Featured image: Alberto Cucini/Airways

Ryanair Faces €256M Fine from Italian Competition Authority 

DUBLIN — Italy's competition watchdog has levied a €256 million (US$268 million) fine against Ryanair (FR), marking one of the largest penalties ever imposed on a European airline for anti-competitive behavior. The Autorità Garante della Concorrenza e del Mercato (AGCM) ruled on December 22, 2025, that the Dublin-based carrier abused its dominant market position by systematically blocking travel agencies from selling its flights. Ryanair has immediately announced plans to appeal both the decision and the fine, citing the ruling in a press release as "legally flawed."

The Italian competition regulator found that Ryanair implemented what it described as an "elaborate strategy" to restrict travel agency access to its booking system between April 2023 and at least April 2024. According to the AGCM's findings, the airline introduced facial recognition verification procedures specifically designed to complicate bookings made by travel agencies. The authority also determined that Ryanair blocked payments originating from online travel agencies (OTAs), effectively preventing them from purchasing tickets on behalf of customers.

Ryanair carried 200 million passengers in the last financial year, representing a 9% year-on-year increase - Adrian Nowakowski/Airways.

Regulatory Stance

The regulator stated that these measures prevented travel agencies from combining Ryanair flights with other carriers' services or offering bundled packages that included tourism and insurance products. The AGCM concluded that this conduct "reduced both direct and indirect competition among agencies" while simultaneously harming consumers' ability to access comprehensive travel services. The watchdog emphasized that Ryanair's actions limited consumer choice in the Italian market, where the carrier holds a significant share of air traffic.

The fine represents the culmination of a lengthy investigation into Ryanair's distribution practices across Italy. According to Reuters, the AGCM based its decision on evidence that Ryanair's policies created artificial barriers in the travel distribution market. The authority determined that the airline's dominant position in Italy—controlling approximately 38-40% of European routes to and from the country—amplified the anti-competitive impact of these restrictions.
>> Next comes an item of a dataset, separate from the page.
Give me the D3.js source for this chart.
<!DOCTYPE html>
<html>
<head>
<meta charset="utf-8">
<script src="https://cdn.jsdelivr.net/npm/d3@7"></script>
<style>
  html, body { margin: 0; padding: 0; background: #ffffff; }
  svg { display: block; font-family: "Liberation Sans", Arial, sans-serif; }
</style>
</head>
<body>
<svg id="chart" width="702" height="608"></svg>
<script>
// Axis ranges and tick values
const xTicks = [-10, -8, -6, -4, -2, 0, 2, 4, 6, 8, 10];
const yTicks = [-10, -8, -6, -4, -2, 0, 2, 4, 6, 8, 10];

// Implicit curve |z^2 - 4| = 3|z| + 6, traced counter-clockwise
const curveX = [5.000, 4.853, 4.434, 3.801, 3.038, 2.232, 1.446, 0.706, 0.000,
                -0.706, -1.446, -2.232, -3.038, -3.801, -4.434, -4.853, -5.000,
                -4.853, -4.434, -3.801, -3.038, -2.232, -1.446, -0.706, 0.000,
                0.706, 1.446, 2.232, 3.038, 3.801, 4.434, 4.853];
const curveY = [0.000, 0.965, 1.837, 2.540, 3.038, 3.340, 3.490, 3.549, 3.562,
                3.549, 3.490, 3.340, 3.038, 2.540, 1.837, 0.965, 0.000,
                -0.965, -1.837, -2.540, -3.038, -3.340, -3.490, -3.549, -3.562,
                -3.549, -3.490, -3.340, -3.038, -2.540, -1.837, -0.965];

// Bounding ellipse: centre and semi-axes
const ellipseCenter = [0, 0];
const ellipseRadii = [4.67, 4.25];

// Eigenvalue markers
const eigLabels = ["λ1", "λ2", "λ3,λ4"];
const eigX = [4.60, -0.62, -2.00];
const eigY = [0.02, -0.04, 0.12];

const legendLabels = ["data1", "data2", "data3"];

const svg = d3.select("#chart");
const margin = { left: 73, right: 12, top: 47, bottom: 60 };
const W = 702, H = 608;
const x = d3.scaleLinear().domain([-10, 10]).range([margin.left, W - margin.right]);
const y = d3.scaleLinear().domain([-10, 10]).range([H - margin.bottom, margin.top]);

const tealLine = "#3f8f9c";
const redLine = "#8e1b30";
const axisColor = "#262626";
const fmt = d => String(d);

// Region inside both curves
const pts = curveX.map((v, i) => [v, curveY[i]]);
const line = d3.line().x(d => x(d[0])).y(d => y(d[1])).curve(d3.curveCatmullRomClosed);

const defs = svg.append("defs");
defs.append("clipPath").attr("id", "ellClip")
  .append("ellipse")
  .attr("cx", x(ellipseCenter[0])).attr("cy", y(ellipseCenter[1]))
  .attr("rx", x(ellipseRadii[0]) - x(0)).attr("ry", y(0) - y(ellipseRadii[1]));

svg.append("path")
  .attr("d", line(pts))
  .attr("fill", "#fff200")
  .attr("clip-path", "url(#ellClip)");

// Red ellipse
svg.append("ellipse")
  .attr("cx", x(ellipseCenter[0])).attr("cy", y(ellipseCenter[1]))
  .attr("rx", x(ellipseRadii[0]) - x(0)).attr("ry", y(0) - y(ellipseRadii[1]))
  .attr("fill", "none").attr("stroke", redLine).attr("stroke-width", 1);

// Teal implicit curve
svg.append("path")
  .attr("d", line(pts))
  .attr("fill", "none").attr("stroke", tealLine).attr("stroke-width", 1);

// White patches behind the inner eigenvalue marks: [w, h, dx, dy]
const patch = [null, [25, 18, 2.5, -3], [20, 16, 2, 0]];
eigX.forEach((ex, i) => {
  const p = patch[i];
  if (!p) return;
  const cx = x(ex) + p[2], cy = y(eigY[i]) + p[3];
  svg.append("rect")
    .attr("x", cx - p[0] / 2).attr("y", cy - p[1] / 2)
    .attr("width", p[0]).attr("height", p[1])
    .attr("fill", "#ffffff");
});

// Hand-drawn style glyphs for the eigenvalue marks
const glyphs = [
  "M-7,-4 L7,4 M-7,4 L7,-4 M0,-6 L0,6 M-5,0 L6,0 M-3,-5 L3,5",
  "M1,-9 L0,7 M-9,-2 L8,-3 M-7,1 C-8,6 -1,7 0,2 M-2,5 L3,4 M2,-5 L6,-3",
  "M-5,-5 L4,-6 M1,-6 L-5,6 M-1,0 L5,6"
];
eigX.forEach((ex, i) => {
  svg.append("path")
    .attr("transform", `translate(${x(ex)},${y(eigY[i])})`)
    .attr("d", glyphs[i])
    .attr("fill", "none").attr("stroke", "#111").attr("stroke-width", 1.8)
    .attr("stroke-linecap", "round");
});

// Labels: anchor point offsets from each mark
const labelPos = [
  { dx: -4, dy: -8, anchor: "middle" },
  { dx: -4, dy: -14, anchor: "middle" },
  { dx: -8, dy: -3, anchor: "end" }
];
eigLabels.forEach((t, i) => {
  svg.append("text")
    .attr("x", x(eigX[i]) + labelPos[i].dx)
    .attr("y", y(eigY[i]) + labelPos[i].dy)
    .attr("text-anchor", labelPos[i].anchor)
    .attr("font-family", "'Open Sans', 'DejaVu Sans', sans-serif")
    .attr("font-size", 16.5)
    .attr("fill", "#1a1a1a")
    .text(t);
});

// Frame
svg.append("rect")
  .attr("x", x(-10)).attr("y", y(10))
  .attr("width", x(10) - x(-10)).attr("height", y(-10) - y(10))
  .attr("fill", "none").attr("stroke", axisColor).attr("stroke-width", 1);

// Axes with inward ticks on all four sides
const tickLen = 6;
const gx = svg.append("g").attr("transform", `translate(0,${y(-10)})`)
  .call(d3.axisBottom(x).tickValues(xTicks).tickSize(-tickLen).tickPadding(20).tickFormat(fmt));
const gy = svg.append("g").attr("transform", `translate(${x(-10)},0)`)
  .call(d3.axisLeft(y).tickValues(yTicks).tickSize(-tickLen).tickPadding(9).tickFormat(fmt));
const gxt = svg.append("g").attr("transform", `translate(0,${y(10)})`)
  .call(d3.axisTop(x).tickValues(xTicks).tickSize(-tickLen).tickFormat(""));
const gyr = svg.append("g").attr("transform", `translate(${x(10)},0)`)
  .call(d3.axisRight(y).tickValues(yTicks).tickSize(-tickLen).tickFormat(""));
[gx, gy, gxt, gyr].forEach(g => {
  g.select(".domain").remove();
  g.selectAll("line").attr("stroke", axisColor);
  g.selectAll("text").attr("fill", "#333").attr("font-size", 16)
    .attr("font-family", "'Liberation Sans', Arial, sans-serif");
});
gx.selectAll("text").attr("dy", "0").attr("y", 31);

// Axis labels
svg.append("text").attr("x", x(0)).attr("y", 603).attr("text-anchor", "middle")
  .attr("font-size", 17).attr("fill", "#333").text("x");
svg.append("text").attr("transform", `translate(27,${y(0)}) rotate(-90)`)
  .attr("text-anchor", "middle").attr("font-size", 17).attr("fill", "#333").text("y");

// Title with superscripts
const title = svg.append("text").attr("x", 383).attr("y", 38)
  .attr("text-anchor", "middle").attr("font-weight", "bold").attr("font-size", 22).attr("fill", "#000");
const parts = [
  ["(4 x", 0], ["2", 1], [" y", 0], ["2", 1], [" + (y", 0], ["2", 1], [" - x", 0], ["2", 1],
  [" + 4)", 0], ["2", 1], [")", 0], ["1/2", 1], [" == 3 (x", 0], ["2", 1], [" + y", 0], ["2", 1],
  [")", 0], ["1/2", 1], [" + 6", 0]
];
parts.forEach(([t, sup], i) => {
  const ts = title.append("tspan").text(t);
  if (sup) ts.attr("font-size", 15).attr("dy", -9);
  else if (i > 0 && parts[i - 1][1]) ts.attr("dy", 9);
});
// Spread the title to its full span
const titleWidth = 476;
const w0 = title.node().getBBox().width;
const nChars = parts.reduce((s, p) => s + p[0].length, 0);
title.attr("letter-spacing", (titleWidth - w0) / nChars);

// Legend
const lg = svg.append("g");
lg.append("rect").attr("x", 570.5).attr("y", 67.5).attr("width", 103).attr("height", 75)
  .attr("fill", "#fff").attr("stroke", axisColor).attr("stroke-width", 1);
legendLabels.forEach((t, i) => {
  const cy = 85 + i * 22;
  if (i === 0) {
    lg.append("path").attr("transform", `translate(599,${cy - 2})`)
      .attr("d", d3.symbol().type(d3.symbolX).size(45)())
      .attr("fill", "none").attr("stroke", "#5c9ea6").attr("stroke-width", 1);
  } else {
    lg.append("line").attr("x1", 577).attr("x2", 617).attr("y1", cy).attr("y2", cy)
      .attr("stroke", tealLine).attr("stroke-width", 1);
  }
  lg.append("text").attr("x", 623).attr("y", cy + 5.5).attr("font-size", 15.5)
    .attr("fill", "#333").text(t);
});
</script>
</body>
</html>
The carrier has had a colourful legal history in Italy. The country tried to impose a controversial price cap on flights to Sicily and Sardinia in 2023 after fares surged up to 830% above average during peak travel periods. In the face of fierce airline opposition and mounting legal challenges, the country backed down  - Julian Schöpfer/Airways

Ryanair's Defense and Planned Appeal

CEO Michael O'Leary issued a strongly worded response, describing the AGCM ruling as "bizarre" and "an insult to consumer protection and competition law," according to RTE News. O'Leary argued that the decision contradicts a January 2024 Milan Court ruling which found that Ryanair's direct distribution model "undoubtedly benefits consumers" by protecting them from hidden charges imposed by online travel agencies, the Financial Times reported. The airline maintains that its approach saves customers money by eliminating intermediary fees that can add significant costs to airfares.

In a statement published on its corporate website, Ryanair declared it would "immediately appeal this legally flawed ruling and fine." The carrier emphasized that its distribution strategy is designed to ensure price transparency and prevent the unauthorized screen-scraping practices employed by some OTAs. Ryanair has consistently argued that direct bookings through its website offer consumers the lowest fares and greatest transparency in the European aviation market.

The airline also highlighted its significant contribution to Italian tourism and connectivity. According to Yahoo Finance UK, Ryanair pointed out that it serves millions of Italian passengers annually and operates extensive route networks from major Italian airports. The carrier contends that forcing it to accommodate third-party distributors would ultimately increase costs for consumers while benefiting intermediaries at the expense of travelers.

The carrier has outstanding orders and options which exceed 300 aircraft - Julian Schöpfer/Airways

Market Impact and Industry Implications

The €256 million penalty ranks among the largest competition fines ever imposed on a European airline, reflecting Italian regulators' determination to enforce open distribution practices. The case highlights ongoing tensions between low-cost carriers seeking to maintain direct distribution models and regulatory authorities pushing for broader access through travel agencies. Industry observers note that the outcome of Ryanair's appeal could set important precedents for how airlines manage their distribution channels across the European Union.

The ruling comes at a time when European aviation faces multiple regulatory pressures, from environmental mandates to passenger rights enforcement. According to The Independent, consumer groups have generally supported efforts to ensure travelers can access flights through multiple distribution channels, arguing that competition among sellers benefits consumers. However, airlines counter that direct distribution eliminates unnecessary intermediaries and allows carriers to maintain quality control over the booking process.

Ryanair's case will now proceed through Italy's appeals process, which could take months or even years to resolve fully. RTE News reported that the airline expressed confidence in its legal position and cited previous favorable court rulings as evidence that its distribution policies comply with competition law. The final outcome will be closely watched across the aviation industry, as other low-cost carriers employ similar direct-booking strategies that could face regulatory scrutiny in multiple European markets.